──────── Data shown ────────

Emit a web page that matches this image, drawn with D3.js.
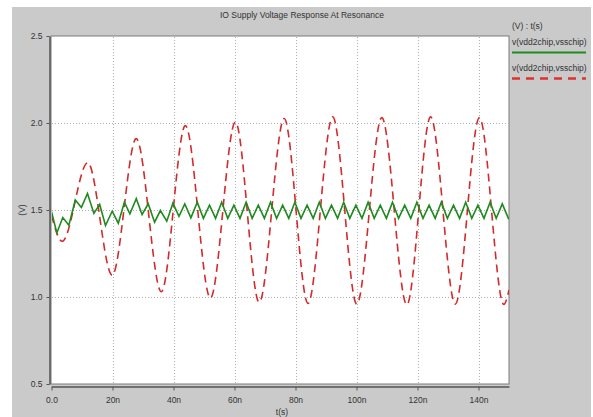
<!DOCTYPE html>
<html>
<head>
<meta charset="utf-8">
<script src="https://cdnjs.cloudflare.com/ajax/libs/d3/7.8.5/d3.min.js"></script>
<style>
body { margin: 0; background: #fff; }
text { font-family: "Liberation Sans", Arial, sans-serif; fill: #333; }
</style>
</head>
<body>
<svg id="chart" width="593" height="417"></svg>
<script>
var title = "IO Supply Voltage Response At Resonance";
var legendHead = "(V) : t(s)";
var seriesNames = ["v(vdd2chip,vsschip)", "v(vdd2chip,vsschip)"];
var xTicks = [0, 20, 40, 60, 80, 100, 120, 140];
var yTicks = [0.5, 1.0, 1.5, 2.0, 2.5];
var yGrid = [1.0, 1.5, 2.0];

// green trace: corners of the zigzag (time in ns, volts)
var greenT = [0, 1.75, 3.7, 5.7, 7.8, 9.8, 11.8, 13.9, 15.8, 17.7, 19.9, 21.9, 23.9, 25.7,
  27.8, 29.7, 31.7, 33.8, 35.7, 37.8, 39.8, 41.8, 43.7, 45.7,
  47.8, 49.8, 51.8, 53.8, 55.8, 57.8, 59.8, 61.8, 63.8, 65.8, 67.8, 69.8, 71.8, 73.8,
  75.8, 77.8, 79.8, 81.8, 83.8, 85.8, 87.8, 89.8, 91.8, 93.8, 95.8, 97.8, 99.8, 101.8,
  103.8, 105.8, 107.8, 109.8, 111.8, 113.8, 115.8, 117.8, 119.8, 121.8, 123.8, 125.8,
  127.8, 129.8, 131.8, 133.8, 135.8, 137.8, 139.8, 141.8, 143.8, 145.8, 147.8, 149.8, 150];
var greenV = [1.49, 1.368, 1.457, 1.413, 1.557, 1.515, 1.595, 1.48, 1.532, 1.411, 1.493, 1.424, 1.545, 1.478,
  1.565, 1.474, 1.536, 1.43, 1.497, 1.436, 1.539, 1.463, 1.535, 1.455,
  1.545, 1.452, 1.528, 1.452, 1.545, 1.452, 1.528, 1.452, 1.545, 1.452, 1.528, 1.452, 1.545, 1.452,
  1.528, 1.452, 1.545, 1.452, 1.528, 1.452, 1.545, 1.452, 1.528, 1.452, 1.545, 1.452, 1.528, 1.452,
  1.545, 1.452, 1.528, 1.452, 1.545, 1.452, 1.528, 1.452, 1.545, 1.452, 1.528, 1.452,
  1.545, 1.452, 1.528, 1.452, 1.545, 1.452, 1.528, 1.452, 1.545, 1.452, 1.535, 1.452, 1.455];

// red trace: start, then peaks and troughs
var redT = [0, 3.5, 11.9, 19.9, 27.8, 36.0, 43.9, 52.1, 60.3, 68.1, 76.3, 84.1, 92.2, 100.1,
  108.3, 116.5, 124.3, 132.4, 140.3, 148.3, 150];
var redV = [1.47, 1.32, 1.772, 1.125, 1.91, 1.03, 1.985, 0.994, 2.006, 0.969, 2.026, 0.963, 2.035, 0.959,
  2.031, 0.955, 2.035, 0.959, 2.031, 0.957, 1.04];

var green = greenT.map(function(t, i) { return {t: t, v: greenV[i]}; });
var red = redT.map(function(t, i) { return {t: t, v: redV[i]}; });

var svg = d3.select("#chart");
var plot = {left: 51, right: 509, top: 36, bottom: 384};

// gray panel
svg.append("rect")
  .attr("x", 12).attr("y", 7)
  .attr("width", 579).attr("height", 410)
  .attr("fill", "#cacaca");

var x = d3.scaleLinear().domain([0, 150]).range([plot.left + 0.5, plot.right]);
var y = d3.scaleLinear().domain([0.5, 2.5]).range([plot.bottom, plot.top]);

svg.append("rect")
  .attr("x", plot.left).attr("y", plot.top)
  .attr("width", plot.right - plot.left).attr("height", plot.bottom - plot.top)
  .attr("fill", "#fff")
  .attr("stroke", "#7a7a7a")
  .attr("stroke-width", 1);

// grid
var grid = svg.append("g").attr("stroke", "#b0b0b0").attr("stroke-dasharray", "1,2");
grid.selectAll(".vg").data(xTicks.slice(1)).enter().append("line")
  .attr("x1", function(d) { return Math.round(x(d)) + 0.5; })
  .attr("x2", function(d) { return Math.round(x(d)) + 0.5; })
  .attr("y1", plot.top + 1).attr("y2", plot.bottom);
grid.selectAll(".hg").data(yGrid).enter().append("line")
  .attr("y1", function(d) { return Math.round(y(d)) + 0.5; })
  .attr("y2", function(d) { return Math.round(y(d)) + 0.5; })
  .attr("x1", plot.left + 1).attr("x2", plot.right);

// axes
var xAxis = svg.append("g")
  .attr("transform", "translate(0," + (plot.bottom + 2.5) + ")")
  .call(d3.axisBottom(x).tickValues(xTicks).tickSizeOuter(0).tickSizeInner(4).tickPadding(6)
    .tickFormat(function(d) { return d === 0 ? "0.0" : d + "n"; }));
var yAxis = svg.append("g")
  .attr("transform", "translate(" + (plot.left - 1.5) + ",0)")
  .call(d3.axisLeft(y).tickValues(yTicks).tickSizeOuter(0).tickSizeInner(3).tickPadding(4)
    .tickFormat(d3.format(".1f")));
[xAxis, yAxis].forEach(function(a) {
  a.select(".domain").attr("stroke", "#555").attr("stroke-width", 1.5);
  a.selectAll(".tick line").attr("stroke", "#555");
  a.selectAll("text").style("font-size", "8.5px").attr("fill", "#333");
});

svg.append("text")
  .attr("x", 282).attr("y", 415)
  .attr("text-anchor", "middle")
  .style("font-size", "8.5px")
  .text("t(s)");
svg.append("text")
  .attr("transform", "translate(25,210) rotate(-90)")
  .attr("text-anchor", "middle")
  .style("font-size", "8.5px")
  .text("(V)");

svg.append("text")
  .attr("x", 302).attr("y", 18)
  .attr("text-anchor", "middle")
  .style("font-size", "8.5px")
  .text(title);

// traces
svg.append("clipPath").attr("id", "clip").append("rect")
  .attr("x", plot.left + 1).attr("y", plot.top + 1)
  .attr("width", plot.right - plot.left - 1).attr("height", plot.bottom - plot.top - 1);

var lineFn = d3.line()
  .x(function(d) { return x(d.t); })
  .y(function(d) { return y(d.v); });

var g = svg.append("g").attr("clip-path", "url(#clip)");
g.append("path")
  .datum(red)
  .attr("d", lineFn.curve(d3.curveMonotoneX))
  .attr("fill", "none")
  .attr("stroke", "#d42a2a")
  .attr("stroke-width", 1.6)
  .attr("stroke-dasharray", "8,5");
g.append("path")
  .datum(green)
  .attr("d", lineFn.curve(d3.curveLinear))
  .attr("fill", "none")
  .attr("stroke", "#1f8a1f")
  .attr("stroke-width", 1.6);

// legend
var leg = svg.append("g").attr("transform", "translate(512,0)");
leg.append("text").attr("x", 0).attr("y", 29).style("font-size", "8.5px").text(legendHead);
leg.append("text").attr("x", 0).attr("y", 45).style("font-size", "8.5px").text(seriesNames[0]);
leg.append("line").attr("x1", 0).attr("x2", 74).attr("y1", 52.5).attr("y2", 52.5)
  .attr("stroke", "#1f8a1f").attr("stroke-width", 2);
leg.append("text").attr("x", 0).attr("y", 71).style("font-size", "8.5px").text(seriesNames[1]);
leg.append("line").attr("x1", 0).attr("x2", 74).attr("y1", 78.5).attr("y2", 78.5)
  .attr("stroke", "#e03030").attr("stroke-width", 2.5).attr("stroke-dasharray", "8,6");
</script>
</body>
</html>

────────

(What needs to be done)
Write down every line from the opening of the listing to the line with "var yGrid = [1.0, 1.5, 2.0];", both included, and nothing else; the pictures are omitted.

(Response to this exercise)
Emit a web page that matches this image, drawn with D3.js.
<!DOCTYPE html>
<html>
<head>
<meta charset="utf-8">
<script src="https://cdnjs.cloudflare.com/ajax/libs/d3/7.8.5/d3.min.js"></script>
<style>
body { margin: 0; background: #fff; }
text { font-family: "Liberation Sans", Arial, sans-serif; fill: #333; }
</style>
</head>
<body>
<svg id="chart" width="593" height="417"></svg>
<script>
var title = "IO Supply Voltage Response At Resonance";
var legendHead = "(V) : t(s)";
var seriesNames = ["v(vdd2chip,vsschip)", "v(vdd2chip,vsschip)"];
var xTicks = [0, 20, 40, 60, 80, 100, 120, 140];
var yTicks = [0.5, 1.0, 1.5, 2.0, 2.5];
var yGrid = [1.0, 1.5, 2.0];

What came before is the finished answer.